Give me a break. This is a scam. You know it, I know it and the electrical unions nationwide know it.

So, why are they doing this? More and more signals can travel the low voltage way (e.g., we can power and charge tablets and phones via USB and we can run security cameras and control systems via PoE — power-over-Ethernet) and soon TVs and projectors will be powered via HDMI and Cat5 – no high-voltage cabling required. So, the need for the over-priced, high voltage contractor will soon be diminished to just rough-ins.

The union is coming to the rescue… of their members (not the consumers!).

If this happens in the states where legislations is pending (California, New Jersey, Illinois, New York, Pennsylvania and a handful of states in and around New England), this will spell disaster all-around.

The price of installs will go up.

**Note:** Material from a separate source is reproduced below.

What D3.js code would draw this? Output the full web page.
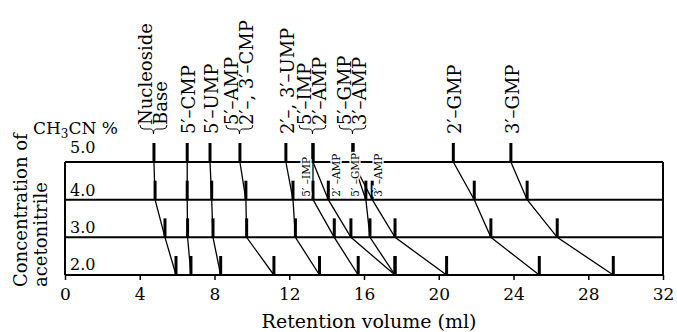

The price of gear will go up and the time to do an install will go up — costing everyone more money — and adding someone that, to be frank, isn’t needed on the job site.

In fact, what will likely happen, if it does pass, is what you saw in that scene from The Sopranos: There’s a construction site and the union boss is sitting in a folding chair at the job site watching the lower-skilled laborers do the work — all the while he is “certifying” it as passing union construction standards. We’ll all be required to have a high-voltage electrician sitting on a job site watching us do installs — we just have to pay him off to “certify” the installation since we’re working with the super-deadly, 5-volt power coming from a USB-powered VTC camera.

We will just have to provide the folding chair.